17:16 PM, 17th February 2018, About 4 years ago

Reply to the comment left by Ken Smith at 15/02/2018 - 12:18I laughed so hard thinking about this & the Karl Pilkington link.
I have a btl in an ex local high rise and, if Corbyn does this, I'll be cheering myself up writing letters to the council asking them to hurry up and create a cow-friendly means of escape from the 8th floor in case of fire since they can't trot(?) downstairs nor use the lift.
Perhaps I'll also advertise among the circus community for short tenancies in the down season - plenty of interesting pet lovers there. Better start clearing out the Boris bike racks and car share places for the communal inner
-city cheetah petting farm 🙂 🙂

by Richard Adams

18:49 PM, 17th February 2018, About 4 years ago

James there is nothing naive or sentimental about loving dogs and putting their welfare above all else. You seem pretty convinced the rescue charities will jump on the Corbyn bandwagon? If though the fatcat execs of Dogs Trust etc are so reprehensible then why are they bothering to vet dog potential adopters like they do now? Just give a dog to anybody who applies now. They don't need Corbyn to change their ways. Regarding their ways I believe they won't change. Remember the Rudyard Kipling quote "in this life I have feared many things most of which never happened". Bear it in mind in this instance James!

by James Noble

22:22 PM, 17th February 2018, About 4 years ago

Richard, I think we have to agree to differ, otherwise we could be playing doggie tennis for weeks. ('Oh, East is East and West is West, and never the twain shall meet...' Kipling again.) I'm sure we are both convinced that the decision to allow pets, or not, must remain in the hands of individual landlords. Let's hope it stays that way.

by Mark Alexander

6:20 AM, 18th February 2018, About 4 years ago

Reply to the comment left by James Noble at 17/02/2018 - 22:22
Interesting to read both sides of your debate. Thank you for keeping it clean and professional.

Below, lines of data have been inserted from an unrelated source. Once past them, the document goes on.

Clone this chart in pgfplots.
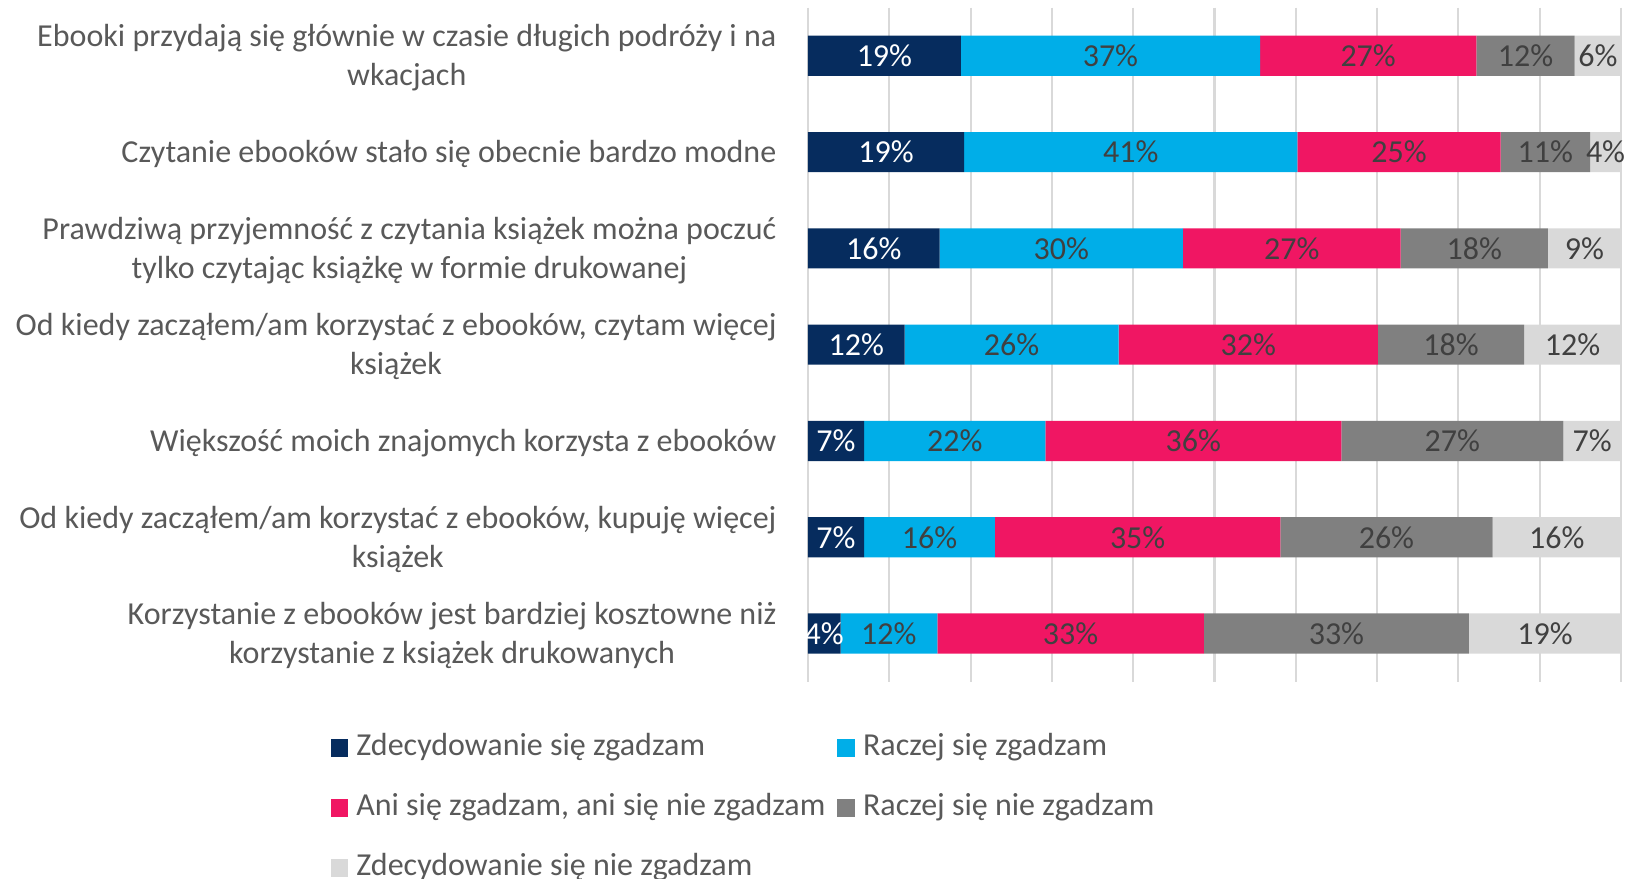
\documentclass[border=0pt]{standalone}
\usepackage{pgfplots}
\usepackage{pgfplotstable}
\usepackage{fontspec}
\setmainfont{Carlito}
\pgfplotsset{compat=1.18}
\definecolor{cnavy}{RGB}{6,44,94}
\definecolor{ccyan}{RGB}{0,174,232}
\definecolor{cpink}{RGB}{240,22,99}
\definecolor{cgray}{RGB}{128,128,128}
\definecolor{clight}{RGB}{217,217,217}
\definecolor{cgrid}{RGB}{217,217,217}
\definecolor{labgray}{RGB}{89,89,89}
\definecolor{labdark}{RGB}{64,64,64}
\pgfplotstableread{
row a b c d e
0 18.8 36.8 26.6 12.1 5.7
1 19.2 41.0 25.0 11.0 3.8
2 16.2 29.9 26.8 18.1 9.0
3 11.9 26.3 31.9 18.0 11.9
4 6.9 22.3 36.4 27.3 7.1
5 6.9 16.1 35.1 26.1 15.8
6 4.0 11.9 32.8 32.6 18.7
}\datatable
\begin{document}
\begin{tikzpicture}
\pgfplotsset{
  common/.style={scale only axis, width=243.9pt, height=202.2pt,
    xmin=0, xmax=100, ymin=-0.5, ymax=6.5, y dir=reverse,
    at={(0,0)}, anchor=south west},
  lab/.style={draw=none, nodes near coords={\pgfmathprintnumber[fixed,precision=0,assume math mode=true]{\pgfplotspointmeta}\%},
    every node near coord/.append style={anchor=center, inner sep=0pt, font=\fontsize{9.6}{11}\selectfont, text=#1}},
}
\begin{axis}[common, xbar stacked, bar width=0.417,
  xtick={0,10,...,100}, xticklabels={}, xmajorgrids,
  grid style={draw=cgrid, line width=0.65pt},
  axis line style={draw=none}, tick style={draw=none},
  ytick={0,...,6},
  yticklabels={{Ebooki przydają się głównie w czasie długich podróży i na\\wkacjach},
    {Czytanie ebooków stało się obecnie bardzo modne},
    {Prawdziwą przyjemność z czytania książek można poczuć\\tylko czytając książkę w formie drukowanej},
    {Od kiedy zacząłem/am korzystać z ebooków, czytam więcej\\książek},
    {Większość moich znajomych korzysta z ebooków},
    {Od kiedy zacząłem/am korzystać z ebooków, kupuję więcej\\książek},
    {Korzystanie z ebooków jest bardziej kosztowne niż\\korzystanie z książek drukowanych}},
  yticklabel style={align=center, inner sep=0pt, font=\fontsize{9.6}{11.8}\selectfont, text=labgray, yshift=-0.6pt},
  yticklabel shift=9.3pt,
  legend columns=2,
  legend cell align=left,
  legend image code/.code={\fill[#1] (0pt,-2.6pt) rectangle (5.2pt,2.6pt);},
  legend style={draw=none, fill=none, at={(-0.588,-0.075)}, anchor=north west, inner sep=0pt,
    font=\fontsize{9.6}{11.8}\selectfont, text=labgray, row sep=9pt,
    nodes={inner sep=0pt, text height=6.8pt, text depth=2.2pt},
    /tikz/every odd column/.append style={column sep=2.5pt},
    /tikz/every even column/.append style={column sep=3.6pt}},
]
\addplot[fill=cnavy, draw=none] table[x=a, y=row]{\datatable};
\addlegendentry{Zdecydowanie się zgadzam}
\addplot[fill=ccyan, draw=none] table[x=b, y=row]{\datatable};
\addlegendentry{Raczej się zgadzam}
\addplot[fill=cpink, draw=none] table[x=c, y=row]{\datatable};
\addlegendentry{Ani się zgadzam, ani się nie zgadzam}
\addplot[fill=cgray, draw=none] table[x=d, y=row]{\datatable};
\addlegendentry{Raczej się nie zgadzam}
\addplot[fill=clight, draw=none] table[x=e, y=row]{\datatable};
\addlegendentry{Zdecydowanie się nie zgadzam}
\end{axis}
\begin{axis}[common, hide axis]
\addplot[lab=white, point meta=\thisrow{a}] table[x expr=\thisrow{a}/2, y=row]{\datatable};
\addplot[lab=labdark, point meta=\thisrow{b}] table[x expr=\thisrow{a}+\thisrow{b}/2, y=row]{\datatable};
\addplot[lab=labdark, point meta=\thisrow{c}] table[x expr=\thisrow{a}+\thisrow{b}+\thisrow{c}/2, y=row]{\datatable};
\addplot[lab=labdark, point meta=\thisrow{d}] table[x expr=\thisrow{a}+\thisrow{b}+\thisrow{c}+\thisrow{d}/2, y=row]{\datatable};
\addplot[lab=labdark, point meta=\thisrow{e}] table[x expr=\thisrow{a}+\thisrow{b}+\thisrow{c}+\thisrow{d}+\thisrow{e}/2, y=row]{\datatable};
\end{axis}
\pgfresetboundingbox
\path (-242.4pt,-59.2pt) rectangle (245.4pt,204.5pt);
\end{tikzpicture}
\end{document}
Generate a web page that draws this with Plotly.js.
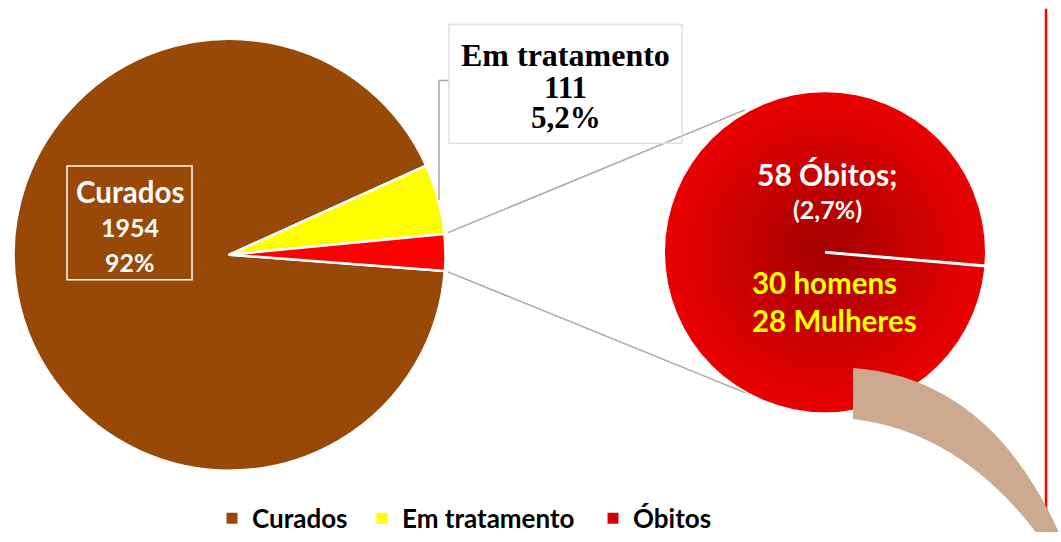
<!DOCTYPE html>
<html>
<head>
<meta charset="utf-8">
<script src="https://cdn.plot.ly/plotly-3.0.1.min.js"></script>
<style>html,body{margin:0;padding:0;background:#fff;}#chart{width:1061px;height:542px;}</style>
</head>
<body>
<div id="chart"></div>
<script>
// ---- data ----
const labels = ["Curados", "Em tratamento", "Óbitos"];
const values = [1954, 111, 58];
const pctText = ["92%", "5,2%", "2,7%"];
const colors = ["#984807", "#FFFF00", "#FF0000"];
const sexLabels = ["homens", "Mulheres"];
const sexValues = [30, 28];

const W = 1061, H = 542;
const sans = "Lato, 'Open Sans', sans-serif";
const serif = "'Liberation Serif', 'DejaVu Serif', serif";

// pie geometry (pixels; domain radius slightly larger than drawn radius)
const pie = {cx: 229.5, cy: 259.5, r: 220};
// zoom circle geometry (pixels)
const zc = {cx: 825, cy: 257, r: 160};

const pieTrace = {
  type: "pie",
  labels: labels,
  values: values,
  sort: false,
  direction: "clockwise",
  rotation: 94.3,
  marker: {colors: colors, line: {color: "#FFFFFF", width: 2.5}},
  textinfo: "none",
  hoverinfo: "none",
  showlegend: false,
  domain: {
    x: [(pie.cx - pie.r) / W, (pie.cx + pie.r) / W],
    y: [1 - (pie.cy + pie.r) / H, 1 - (pie.cy - pie.r) / H]
  }
};

// second circle: breakdown of Óbitos (single disc with radial gradient)
const obitosTotal = values[2];
const circleTrace = {
  type: "scatter",
  mode: "markers",
  x: [zc.cx], y: [zc.cy],
  marker: {
    size: zc.r * 2,
    color: "#EA0000",
    gradient: {type: "radial", color: "#A30000"},
    line: {width: 0}
  },
  hoverinfo: "skip",
  showlegend: false
};

// legend entries (one per pie label)
const legendWidths = [105, 186, 100];
const legendTraces = labels.map(function (lab, i) {
  const m = {symbol: "square", size: 11, color: colors[i], line: {width: 0}};
  if (i === 2) { m.color = "#E80000"; m.gradient = {type: "radial", color: "#A00000"}; }
  return {
    type: "scatter", mode: "markers", x: [null], y: [null],
    name: lab, marker: m, showlegend: true, hoverinfo: "skip",
    legendwidth: legendWidths[i]
  };
});

const shapes = [
  // leader line for Em tratamento label
  {type: "path", xref: "x", yref: "y", path: "M449,82 L439,82 L439,204",
   line: {color: "#A6A6A6", width: 1.5}},
  // Em tratamento box
  {type: "rect", xref: "x", yref: "y", x0: 449, x1: 682, y0: 25, y1: 146,
   line: {color: "#E3E0D4", width: 1.5}, fillcolor: "rgba(0,0,0,0)"},
  // Curados box
  {type: "rect", xref: "x", yref: "y", x0: 67, x1: 192, y0: 169, y1: 285,
   line: {color: "#FFFFFF", width: 1.5}, fillcolor: "rgba(0,0,0,0)", layer: "above"},
  // connector lines to zoom circle
  {type: "line", xref: "x", yref: "y", x0: 448, y0: 237, x1: 745, y1: 112,
   line: {color: "#A6A6A6", width: 1.5}, layer: "below"},
  {type: "line", xref: "x", yref: "y", x0: 448, y0: 277, x1: 745, y1: 400,
   line: {color: "#A6A6A6", width: 1.5}, layer: "below"},
  // white split line in zoom circle
  {type: "line", xref: "x", yref: "y", x0: zc.cx, y0: zc.cy, x1: 986, y1: 271,
   line: {color: "#FFFFFF", width: 3}},
  // red vertical line
  {type: "line", xref: "x", yref: "y", x0: 1046, y0: 9, x1: 1046, y1: 545,
   line: {color: "#FF0000", width: 2.5}},
  // tan curved arrow band
  {type: "path", xref: "x", yref: "y",
   path: "M853,375 Q990,385 1060,545 L1038,545 Q960,440 853,427 Z",
   fillcolor: "#CBAA8F", line: {width: 0}}
];

function ann(text, x, y, size, color, font, extra) {
  return Object.assign({
    text: text, x: x, y: y, xref: "x", yref: "y",
    showarrow: false, xanchor: "center", yanchor: "middle",
    font: {family: font, size: size, color: color}
  }, extra || {});
}

const annotations = [
  ann("<b>" + labels[0] + "</b>", 129.5, 195, 29.5, "#FFFFFF", sans),
  ann("<b>" + values[0] + "</b>", 129.5, 231, 25, "#FFFFFF", sans),
  ann("<b>" + pctText[0] + "</b>", 129.5, 267, 25, "#FFFFFF", sans),
  ann("<b>" + labels[1] + "</b>", 565.5, 56, 32, "#000000", serif),
  ann("<b>" + values[1] + "</b>", 565.5, 89, 31, "#000000", serif),
  ann("<b>" + pctText[1] + "</b>", 565.5, 120, 31, "#000000", serif),
  ann("<b>" + obitosTotal + " " + labels[2] + ";</b>", 827, 177, 30, "#FFFFFF", sans),
  ann("<b>(" + pctText[2] + ")</b>", 827, 213, 25, "#FFFFFF", sans),
  ann("<b>" + sexValues[0] + " " + sexLabels[0] + "</b>", 750, 288, 29.5, "#FFFF00", sans, {xanchor: "left"}),
  ann("<b>" + sexValues[1] + " " + sexLabels[1] + "</b>", 750, 327, 29.5, "#FFFF00", sans, {xanchor: "left"})
];

const layout = {
  width: W, height: H,
  margin: {l: 0, r: 0, t: 0, b: 0, pad: 0},
  paper_bgcolor: "#FFFFFF", plot_bgcolor: "rgba(0,0,0,0)",
  xaxis: {range: [0, W], visible: false, fixedrange: true},
  yaxis: {range: [H, 0], visible: false, fixedrange: true},
  showlegend: true,
  legend: {
    orientation: "h", x: 212 / W, xanchor: "left", y: 1 - 528 / H, yanchor: "middle",
    font: {family: sans, size: 26, color: "#000000", weight: "bold"},
    bgcolor: "rgba(0,0,0,0)", itemclick: false
  },
  shapes: shapes,
  annotations: annotations
};

Plotly.newPlot("chart", [circleTrace, pieTrace].concat(legendTraces), layout, {staticPlot: true, displayModeBar: false});
</script>
</body>
</html>
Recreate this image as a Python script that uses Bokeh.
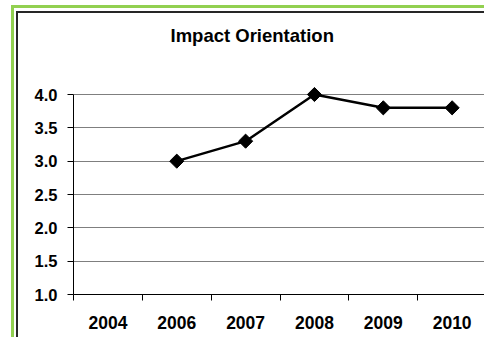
import math
from bokeh.plotting import figure
from bokeh.models import (Range1d, FixedTicker, CustomJSTickFormatter,
                          NumeralTickFormatter, Title)
from bokeh.embed import file_html
from bokeh.resources import INLINE

title_text = "Impact Orientation"
categories = ["2004", "2006", "2007", "2008", "2009", "2010"]
data_years = ["2006", "2007", "2008", "2009", "2010"]
values = [3.0, 3.3, 4.0, 3.8, 3.8]
y_ticks = [1.0, 1.5, 2.0, 2.5, 3.0, 3.5, 4.0]

xpos = [categories.index(c) + 0.5 for c in data_years]

W, H = 484, 337
FONT = "Liberation Sans"

p = figure(width=W, height=H, output_backend="svg", toolbar_location=None,
           x_range=Range1d(0, 5.97), y_range=Range1d(1.0, 4.12),
           min_border_left=73, min_border_right=0, min_border_top=86,
           min_border_bottom=43)
p.outline_line_color = None
p.background_fill_color = "white"
p.border_fill_color = None
# outer green frame and inner dark frame (only left and top edges are in view)
p.styles = {
    "background-color": "white",
    "background-image": ("linear-gradient(#262626,#262626), linear-gradient(#262626,#262626), "
                         "linear-gradient(#92D050,#92D050), linear-gradient(#92D050,#92D050)"),
    "background-size": "2px 2000px, 2000px 2px, 3px 2000px, 2000px 3px",
    "background-position": "16px 11px, 16px 11px, 11px 5px, 11px 5px",
    "background-repeat": "no-repeat",
}

# title: a thin spacer next to the plot area, then the real title above it
spacer = Title(text=" ", text_font_size="1px", standoff=38)
title = Title(text=title_text, align="left", offset=97, standoff=0,
              text_font=FONT, text_font_style="bold", text_font_size="18.5px",
              text_color="black")
p.add_layout(spacer, "above")
p.add_layout(title, "above")

# x axis (categories, ticks between categories)
xa = p.xaxis[0]
xa.ticker = FixedTicker(ticks=[i + 0.5 for i in range(len(categories))],
                        minor_ticks=list(range(len(categories) + 1)))
xa.formatter = CustomJSTickFormatter(args=dict(labels=categories),
                                     code="return labels[Math.floor(tick)];")
xa.major_tick_line_color = None
xa.minor_tick_line_color = "black"
xa.minor_tick_in = 0
xa.minor_tick_out = 6
xa.axis_line_color = "black"
xa.axis_line_width = 1
xa.major_label_text_font = FONT
xa.major_label_text_font_style = "bold"
xa.major_label_text_font_size = "17.5px"
xa.major_label_text_color = "black"
xa.major_label_standoff = 15

# y axis
ya = p.yaxis[0]
ya.bounds = (y_ticks[0], y_ticks[-1])
ya.ticker = FixedTicker(ticks=y_ticks, minor_ticks=[])
ya.formatter = NumeralTickFormatter(format="0.0")
ya.major_tick_in = 0
ya.major_tick_out = 6
ya.major_tick_line_color = "black"
ya.minor_tick_line_color = None
ya.axis_line_color = "black"
ya.major_label_text_font = FONT
ya.major_label_text_font_style = "bold"
ya.major_label_text_font_size = "16.5px"
ya.major_label_text_color = "black"
ya.major_label_standoff = 10

p.xgrid.visible = False
p.ygrid.ticker = FixedTicker(ticks=y_ticks)
p.ygrid.grid_line_color = "#7f7f7f"
p.ygrid.grid_line_width = 1

# series
p.line(xpos, values, line_color="black", line_width=2.5)
p.scatter(xpos, values, marker="square", angle=math.pi / 4, size=10,
          fill_color="black", line_color="black")

open("out.html", "w").write(file_html(p, INLINE))
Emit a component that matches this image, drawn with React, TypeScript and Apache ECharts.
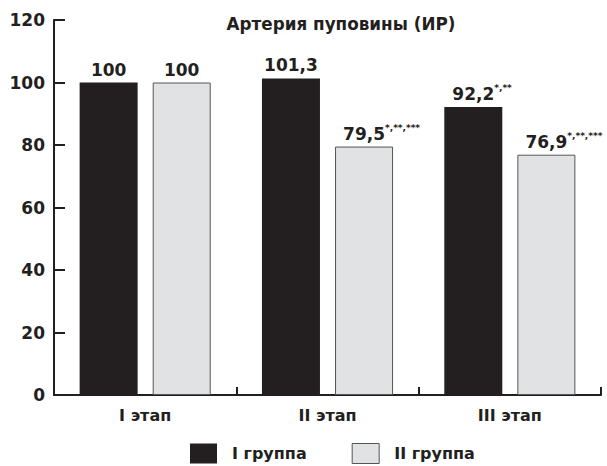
import React, { useEffect, useRef } from "react";
import * as echarts from "echarts";

const categories = ["I этап", "II этап", "III этап"];
const seriesNames = ["I группа", "II группа"];
const group1 = [100, 101.3, 92.2];
const group2 = [100, 79.5, 76.9];
const group1Marks = ["", "", "*,**"];
const group2Marks = ["", "*,**,***", "*,**,***"];
const yTicks = { min: 0, max: 120, interval: 20 };
const titleText = "Артерия пуповины (ИР)";

const FONT = "DejaVu Sans";
const INK = "#231f20";

function measure(text: string, font: string): number {
  const ctx = document.createElement("canvas").getContext("2d");
  if (!ctx) return text.length * 5;
  ctx.font = font;
  return ctx.measureText(text).width;
}

function buildData(values: number[], marks: string[]) {
  return values.map((v, i) => {
    const s = marks[i];
    const w = s ? measure(s, `bold 9px "${FONT}"`) : 0;
    return {
      value: v,
      mark: s,
      label: { offset: [w / 2, 0] },
    };
  });
}

const fmt = (v: number) => String(v).replace(".", ",");

export default function App() {
  const ref = useRef<HTMLDivElement>(null);
  useEffect(() => {
    if (!ref.current) return;
    const chart = echarts.init(ref.current, undefined, { renderer: "svg" });
    const label = {
      show: true,
      position: "top",
      distance: 3,
      formatter: (p: any) => {
        const m = p.data.mark;
        return m ? `{v|${fmt(p.value)}}{s|${m}}` : `{v|${fmt(p.value)}}`;
      },
      rich: {
        v: { fontSize: 17, fontWeight: "bold", fontFamily: FONT, color: INK, lineHeight: 20 },
        s: { fontSize: 9, fontWeight: "bold", fontFamily: FONT, color: INK, verticalAlign: "top", lineHeight: 9 },
      },
    };
    chart.setOption({
      animation: false,
      title: {
        text: titleText,
        left: 341,
        top: 15,
        textAlign: "center",
        padding: 0,
        textStyle: { fontFamily: FONT, fontSize: 16.8, fontWeight: "bold", color: INK },
      },
      legend: {
        left: 190,
        top: 443,
        padding: 0,
        itemWidth: 27,
        itemHeight: 20,
        itemGap: 45,
        icon: "rect",
        data: [
          { name: seriesNames[0], itemStyle: { color: INK, borderWidth: 0 } },
          { name: seriesNames[1], itemStyle: { color: "#e1e2e4", borderColor: "#555555", borderWidth: 1 } },
        ],
        textStyle: { fontFamily: FONT, fontSize: 16, fontWeight: "bold", color: INK, padding: [0, 0, 0, 10] },
      },
      grid: { left: 54, right: 6, top: 20, bottom: 71, containLabel: false },
      xAxis: {
        type: "category",
        data: categories,
        axisLine: { lineStyle: { color: INK, width: 2 } },
        axisTick: { show: true, inside: true, length: 8, lineStyle: { color: INK, width: 2 } },
        axisLabel: { margin: 12, fontFamily: FONT, fontSize: 16, fontWeight: "bold", color: INK },
      },
      yAxis: {
        type: "value",
        min: yTicks.min,
        max: yTicks.max,
        interval: yTicks.interval,
        axisLine: { show: true, lineStyle: { color: INK, width: 2 } },
        axisTick: { show: true, inside: true, length: 11, lineStyle: { color: INK, width: 2 } },
        splitLine: { show: false },
        axisLabel: { margin: 9, fontFamily: FONT, fontSize: 17, fontWeight: "bold", color: INK },
      },
      series: [
        {
          name: seriesNames[0],
          type: "bar",
          barWidth: 58,
          barGap: "26%",
          data: buildData(group1, group1Marks),
          itemStyle: { color: INK },
          label,
        },
        {
          name: seriesNames[1],
          type: "bar",
          barWidth: 58,
          barGap: "26%",
          data: buildData(group2, group2Marks),
          itemStyle: { color: "#e1e2e4", borderColor: "#555555", borderWidth: 1 },
          label,
        },
      ],
    });
    return () => chart.dispose();
  }, []);
  return <div ref={ref} style={{ width: 607, height: 466, position: "absolute", left: 0, top: 0 }} />;
}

by Chris @ Possession Friend

9:11 AM, 18th February 2018, About 4 years ago

Reply to the comment left by Mark Alexander at 18/02/2018 - 06:20
Making Pets ( or anything else ) 'Mandatory' is excessive and everybody with an ounce of sense should know 'one size doesn't fit all'.
There are plenty of examples of well-behaved pets (& tenants) and many to the contrary.
This is the basic fault in Corbyn's proposal.

by Smithy @hotmail

10:58 AM, 18th February 2018, About 4 years ago

Re: owning a snake. One of my tenants had a snake in a tank - he was remanded in custody for a week or so - electricity ran out and the heating in the tank stopped. The snake died. So did the tropical fish because the pump and heater in their tank stopped. Some time later he got a pet hamster for his daughter - she left her fluffy hat next to the cage and the hamster chewed it and choked.
Another (very nice) couple got a cat - they used to let it in and out of the front room (double glazed) window. It wasn't until after they had left (with return of full deposit) that I noticed that the seal along the bottom of the window had been shredded by the cat's claws - it is possible they hadn't even noticed.
Another tenant - an elderly lady - had her grandson living with her. He and a chum 'rescued' a couple of staffies - they took one each home. And in fairness, the dog has scars where it had been burnt with cigarettes. In due course, a mate of the grandson moved in temporarily - with an un-neutered staffie. So the next thing is we have a litter of staffies. Grandson kept one. The grandson has now moved out and my tenant (who is now 74) is stuck with two fully grown dogs. I have moved her to house with a larger garden, but the dogs are not exercised enough and are damaging the doors where they scratch. She also does not always know when they want to go into the garden so there are issues with dog wee. She has been with me for over 20 years and the dogs are genuinely nice animals (built like small tanks but very friendly) so I am reluctant to get rid of her or the dogs.
Needless to say, all my tenancy agreements say 'no pets'.